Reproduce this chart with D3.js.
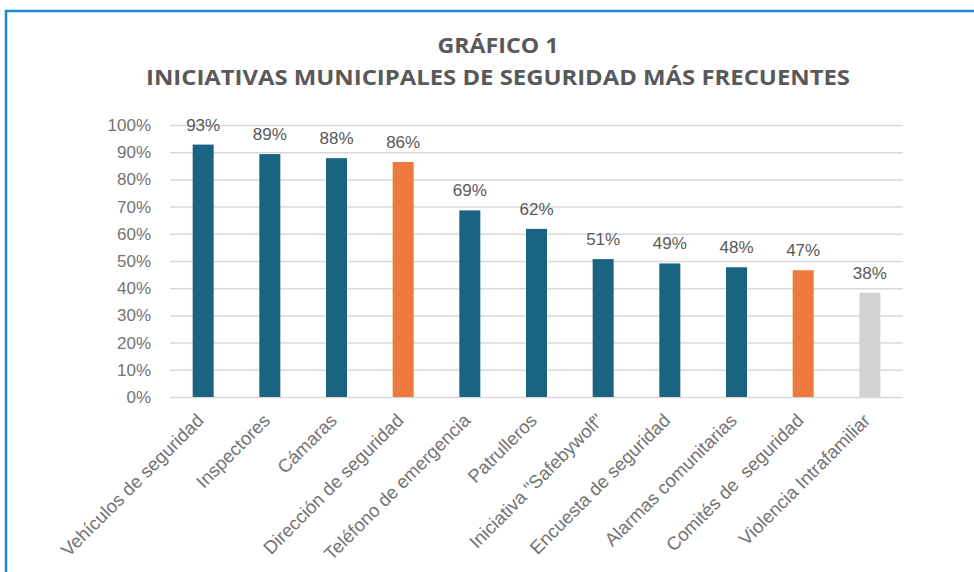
<!DOCTYPE html>
<html>
<head>
<meta charset="utf-8">
<script src="https://cdn.jsdelivr.net/npm/d3@7"></script>
<style>
  body { margin: 0; background: #fff; }
  svg { display: block; }
</style>
</head>
<body>
<svg id="chart" width="974" height="572"></svg>
<script>
const categories = ["Vehículos de seguridad", "Inspectores", "Cámaras", "Dirección de seguridad",
  "Teléfono de emergencia", "Patrulleros", "Iniciativa \"Safebywolf\"", "Encuesta de seguridad",
  "Alarmas comunitarias", "Comités de  seguridad", "Violencia Intrafamiliar"];
const values = [0.928, 0.893, 0.878, 0.864, 0.686, 0.618, 0.507, 0.491, 0.477, 0.466, 0.383];
const groups = ["base", "base", "base", "highlight", "base", "base", "base", "base", "base", "highlight", "other"];
const yTicks = [0, 0.1, 0.2, 0.3, 0.4, 0.5, 0.6, 0.7, 0.8, 0.9, 1];
const titleLines = ["GRÁFICO 1", "INICIATIVAS MUNICIPALES DE SEGURIDAD MÁS FRECUENTES"];

const svg = d3.select('#chart'),
  width = +svg.attr('width'),
  height = +svg.attr('height');

const margin = {top: 125, right: 71, bottom: 175, left: 170};

const color = d3.scaleOrdinal()
  .domain(["base", "highlight", "other"])
  .range(["#1b6383", "#ed7a3d", "#d1d2d4"]);

// frame
svg.append('path')
  .attr('d', `M6,572 V11 H974`)
  .attr('fill', 'none')
  .attr('stroke', '#1b8cd6')
  .attr('stroke-width', 2.5);

// title
svg.selectAll('.title')
  .data(titleLines)
  .enter()
  .append('text')
  .attr('class', 'title')
  .attr('x', 498)
  .attr('y', (d, i) => 53 + i * 32)
  .attr('text-anchor', 'middle')
  .attr('font-family', '"Open Sans", sans-serif')
  .attr('font-weight', 'bold')
  .attr('font-size', '22px')
  .attr('fill', '#595959')
  .attr('textLength', (d, i) => i === 0 ? 121 : 704)
  .attr('lengthAdjust', 'spacingAndGlyphs')
  .text(d => d);

const x = d3.scaleBand()
  .domain(categories)
  .range([margin.left, width - margin.right])
  .paddingInner(0.685)
  .paddingOuter(0.34);

const y = d3.scaleLinear()
  .domain([0, 1])
  .range([height - margin.bottom, margin.top]);

// grid + y labels
const yAxis = svg.append('g')
  .attr('transform', `translate(${margin.left},0)`)
  .call(d3.axisLeft(y)
    .tickValues(yTicks)
    .tickSize(-(width - margin.left - margin.right))
    .tickPadding(19)
    .tickFormat(d3.format('.0%')));

yAxis.select('.domain').remove();
yAxis.selectAll('.tick line')
  .attr('stroke', '#d9d9d9')
  .attr('stroke-width', 1.5);
yAxis.selectAll('.tick text')
  .attr('font-family', '"Liberation Sans", Arial, sans-serif')
  .attr('font-size', '17px')
  .attr('fill', '#737373');

// bars
svg.append('g')
  .selectAll('rect')
  .data(values)
  .enter()
  .append('rect')
  .attr('x', (d, i) => x(categories[i]))
  .attr('y', d => y(d))
  .attr('width', x.bandwidth())
  .attr('height', d => y(0) - y(d))
  .attr('fill', (d, i) => color(groups[i]));

// value labels
svg.append('g')
  .selectAll('text')
  .data(values)
  .enter()
  .append('text')
  .attr('x', (d, i) => x(categories[i]) + x.bandwidth() / 2)
  .attr('y', d => y(d) - 14)
  .attr('text-anchor', 'middle')
  .attr('font-family', '"Liberation Sans", Arial, sans-serif')
  .attr('font-size', '17px')
  .attr('fill', '#595959')
  .text(d => d3.format('.0%')(d));

// category labels
svg.append('g')
  .selectAll('text')
  .data(categories)
  .enter()
  .append('text')
  .attr('transform', d => `translate(${x(d) + x.bandwidth() / 2 - 3},${height - margin.bottom + 20}) rotate(-45)`)
  .attr('text-anchor', 'end')
  .attr('dy', '0.35em')
  .attr('font-family', '"Liberation Sans", Arial, sans-serif')
  .attr('font-size', '18.5px')
  .attr('fill', '#737373')
  .style('white-space', 'pre')
  .text(d => d);
</script>
</body>
</html>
============
*THE EXERCISE*. List the lines that contain the word "chart".

*TASK OUTPUT*.
Reproduce this chart with D3.js.
<svg id="chart" width="974" height="572"></svg>
const svg = d3.select('#chart'),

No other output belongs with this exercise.